There ar now hundreds of potential minority firefighters who have already passed the city's test, and thanks to its recruitment drive, there will be more to come. But if Garaufis gets his way, it will lead to a poisonous atmosphere in the firehouse since each firefighter is part of a team whose safety very much depends on both ability and mutual respect-it's not only about public safety: "Creating a new fireman’s class based on race risks poisoning the esprit de corps and mutual respect essential for optimal firefighting."

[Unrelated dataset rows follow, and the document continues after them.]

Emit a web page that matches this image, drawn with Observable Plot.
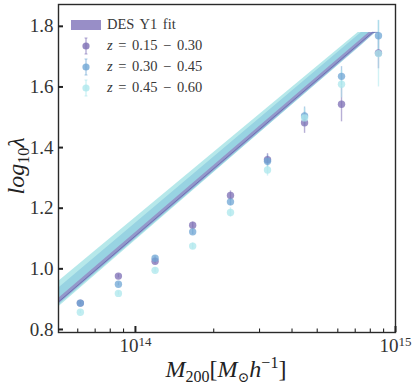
<!DOCTYPE html>
<html><head><meta charset="utf-8">
<script src="https://cdn.jsdelivr.net/npm/d3@7"></script>
<script src="https://cdn.jsdelivr.net/npm/@observablehq/plot@0.6"></script>
<style>
body{margin:0;background:#fff;}
#wrap{position:relative;width:416px;height:388px;font-family:"Liberation Serif","DejaVu Serif",serif;color:#222;}
.ov{position:absolute;white-space:nowrap;line-height:1;}
.it{font-style:italic;}
.up{font-style:normal;}
#legend{position:absolute;left:68px;top:14px;font-size:14.5px;color:#383838;}
.row{display:flex;align-items:center;height:21px;}
.row svg{display:block;}
.lt{margin-left:3px;word-spacing:2px;}
</style></head><body><div id="wrap"></div>
<script>
// ---- data ----
const mass = [6.14e13, 8.6e13, 1.19e14, 1.66e14, 2.32e14, 3.22e14, 4.47e14, 6.2e14, 8.6e14];
const lamZ1 = [0.887, 0.976, 1.025, 1.144, 1.242, 1.360, 1.482, 1.543, 1.712];
const errZ1 = [0.005, 0.006, 0.008, 0.010, 0.015, 0.020, 0.035, 0.058, 0.052];
const lamZ2 = [0.887, 0.949, 1.035, 1.122, 1.221, 1.355, 1.504, 1.635, 1.769];
const errZ2 = [0.004, 0.005, 0.007, 0.009, 0.013, 0.020, 0.030, 0.032, 0.050];
const lamZ3 = [0.857, 0.919, 0.995, 1.075, 1.186, 1.326, 1.498, 1.609, 1.710];
const errZ3 = [0.005, 0.006, 0.008, 0.010, 0.015, 0.020, 0.030, 0.045, 0.110];
const seriesNames = ["z = 0.15 − 0.30", "z = 0.30 − 0.45", "z = 0.45 − 0.60"];
const seriesColors = ["#7c6db4", "#6fa6d4", "#ace7ec"];

// DES Y1 fit bands (edges)
const bandMassZ3 = [5.06e13, 7.19e14, 8.41e14, 8.61e14];
const bandLoZ3 = [0.874, 1.729, 1.78, 1.78];
const bandHiZ3 = [0.958, 1.78, 1.78, 1.78];
const bandMassZ2 = [5.06e13, 7.40e14, 8.38e14, 8.61e14];
const bandLoZ2 = [0.880, 1.737, 1.78, 1.78];
const bandHiZ2 = [0.936, 1.78, 1.78, 1.78];
const bandMassZ1 = [5.06e13, 7.92e14, 8.38e14, 8.61e14];
const bandLoZ1 = [0.884, 1.762, 1.78, 1.78];
const bandHiZ1 = [0.902, 1.78, 1.78, 1.78];
const fitLineMass = [5.06e13, 8.15e14, 8.61e14];
const fitLineZ1 = [0.891, 1.78, 1.78];
const bandColors = ["#aee6e8", "#84c4dc", "#9288c4"];

const xMajor = [1e14, 1e15];
const xMinor = [6e13, 7e13, 8e13, 9e13, 2e14, 3e14, 4e14, 5e14, 6e14, 7e14, 8e14, 9e14];
const yTicks = [0.8, 1.0, 1.2, 1.4, 1.6, 1.8];

// ---- tables ----
const lamAll = [lamZ1, lamZ2, lamZ3], errAll = [errZ1, errZ2, errZ3];
const pts = [];
lamAll.forEach((arr, s) => arr.forEach((v, i) => pts.push({m: mass[i], v, e: errAll[s][i], s})));
const mkBand = (ms, lo, hi) => ms.map((m, i) => ({m, lo: lo[i], hi: hi[i]}));
const bands = [mkBand(bandMassZ3, bandLoZ3, bandHiZ3), mkBand(bandMassZ2, bandLoZ2, bandHiZ2), mkBand(bandMassZ1, bandLoZ1, bandHiZ1)];
const fitLine = fitLineMass.map((m, i) => ({m, v: fitLineZ1[i]}));

const font = "Liberation Serif";
const chart = Plot.plot({
  width: 416, height: 388,
  marginLeft: 58, marginRight: 21, marginTop: 4, marginBottom: 56,
  style: {fontFamily: font, background: "white", color: "#222"},
  x: {type: "log", domain: [5.06e13, 1e15]},
  y: {domain: [0.79, 1.872]},
  marks: [
    Plot.areaY(bands[0], {x: "m", y1: "lo", y2: "hi", fill: bandColors[0], fillOpacity: 0.9}),
    Plot.areaY(bands[1], {x: "m", y1: "lo", y2: "hi", fill: bandColors[1], fillOpacity: 0.6}),
    Plot.areaY(bands[2], {x: "m", y1: "lo", y2: "hi", fill: bandColors[2], fillOpacity: 0.8}),
    Plot.line(fitLine, {x: "m", y: "v", stroke: "#5a62ad", strokeWidth: 1, strokeOpacity: 0.7}),
    Plot.ruleX(pts, {x: "m", y1: d => d.v - d.e, y2: d => d.v + d.e, stroke: d => seriesColors[d.s], strokeWidth: 1.4, strokeOpacity: 0.55}),
    Plot.dot(pts, {x: "m", y: "v", r: 3.7, fill: d => seriesColors[d.s], fillOpacity: 0.75, stroke: "none"}),
    Plot.frame({stroke: "#2a2a2a", strokeWidth: 1.4}),
    Plot.axisX({ticks: xMinor, tickSize: -3.5, tickFormat: () => "", stroke: "#222", strokeWidth: 1.1, label: null}),
    Plot.axisX({ticks: xMajor, tickSize: -6, tickFormat: () => "", stroke: "#222", strokeWidth: 2, label: null}),
    Plot.axisX({ticks: xMajor, tickSize: 0, tickPadding: 6, tickFormat: d => "10^" + Math.round(Math.log10(d)), fontSize: 19, fill: "#333", label: null}),
    Plot.axisY({ticks: yTicks, tickSize: -5, tickFormat: () => "", stroke: "#222", strokeWidth: 2, label: null}),
    Plot.axisY({ticks: yTicks, tickSize: 0, tickPadding: 5, tickFormat: d3.format(".1f"), fontSize: 19, fill: "#333", label: null})
  ]
});
const wrap = document.getElementById("wrap");
wrap.appendChild(chart);

// superscripts for the log tick labels
d3.select(chart).selectAll("text").each(function() {
  const t = this.textContent;
  if (t.includes("^")) {
    const [b, e] = t.split("^");
    const sel = d3.select(this);
    sel.text(null);
    sel.append("tspan").text(b);
    sel.append("tspan").attr("dy", "-0.5em").attr("font-size", "13px").text(e);
  }
});

// axis titles
const yl = document.createElement("div");
yl.className = "ov it";
yl.style.cssText = "left:16px;top:166px;font-size:24px;transform:translate(-50%,-50%) rotate(-90deg);";
yl.innerHTML = 'log<span class="up" style="font-size:16px;position:relative;top:5px">10</span>λ';
wrap.appendChild(yl);

const xl = document.createElement("div");
xl.className = "ov";
xl.style.cssText = "left:226px;top:369px;font-size:24px;transform:translate(-50%,-50%);";
xl.innerHTML = '<span class="it">M</span><span style="font-size:16px;position:relative;top:5px">200</span>[<span class="it">M</span><span style="font-size:14px;position:relative;top:5px">⊙</span><span class="it">h</span><span style="font-size:16px;position:relative;top:-9px">−1</span>]';
wrap.appendChild(xl);

// legend
const lg = document.createElement("div");
lg.id = "legend";
let html = `<div class="row"><svg width="36" height="14"><rect x="3" y="2" width="30" height="10" fill="${bandColors[2]}" fill-opacity="0.95"/></svg><span class="lt">DES Y1 fit</span></div>`;
seriesNames.forEach((n, i) => {
  const [z, rest] = [n.slice(0, 1), n.slice(1)];
  html += `<div class="row"><svg width="36" height="20"><line x1="18" x2="18" y1="2" y2="18" stroke="${seriesColors[i]}" stroke-opacity="0.6" stroke-width="1.3"/><line x1="16.5" x2="19.5" y1="2" y2="2" stroke="${seriesColors[i]}" stroke-opacity="0.6"/><line x1="16.5" x2="19.5" y1="18" y2="18" stroke="${seriesColors[i]}" stroke-opacity="0.6"/><circle cx="18" cy="10" r="3.6" fill="${seriesColors[i]}" fill-opacity="0.8"/></svg><span class="lt"><span class="it">${z}</span>${rest}</span></div>`;
});
lg.innerHTML = html;
wrap.appendChild(lg);
</script></body></html>
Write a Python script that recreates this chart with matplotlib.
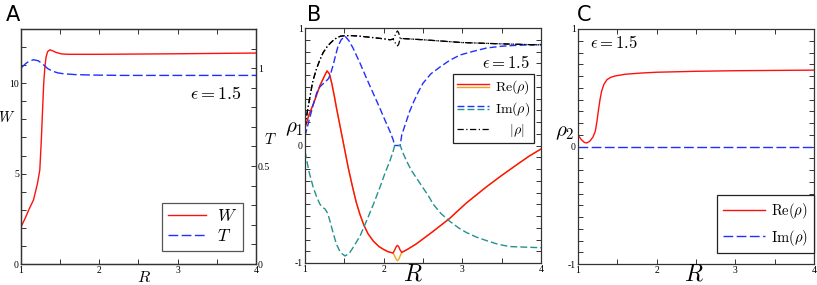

But the judge's underlying misconception remains-cognitive tests are prima facie examples of intentional discrimination. And given that false world view, there isn't a test in the world that could pass the Garaufis smell test: "The long-term solution to all such racial imbalances is for blacks and Hispanics to apply themselves more diligently in school. There is not a single cognitive test out there today that is designed to produce disparate racial pass rates. Until black and Hispanic language and thinking skills improve, such disparate pass rates are unavoidable."
As for Garaufis, what he deserves is for a conflagration to break out in his courtroom, one that threatens his own sorry behind. If that were to happen, would it be unconstitutional-a violation of the first amendment perhaps-to yell fire in a crowded courtroom? We're not sure, but we won't be asking Garaufis for his opinion.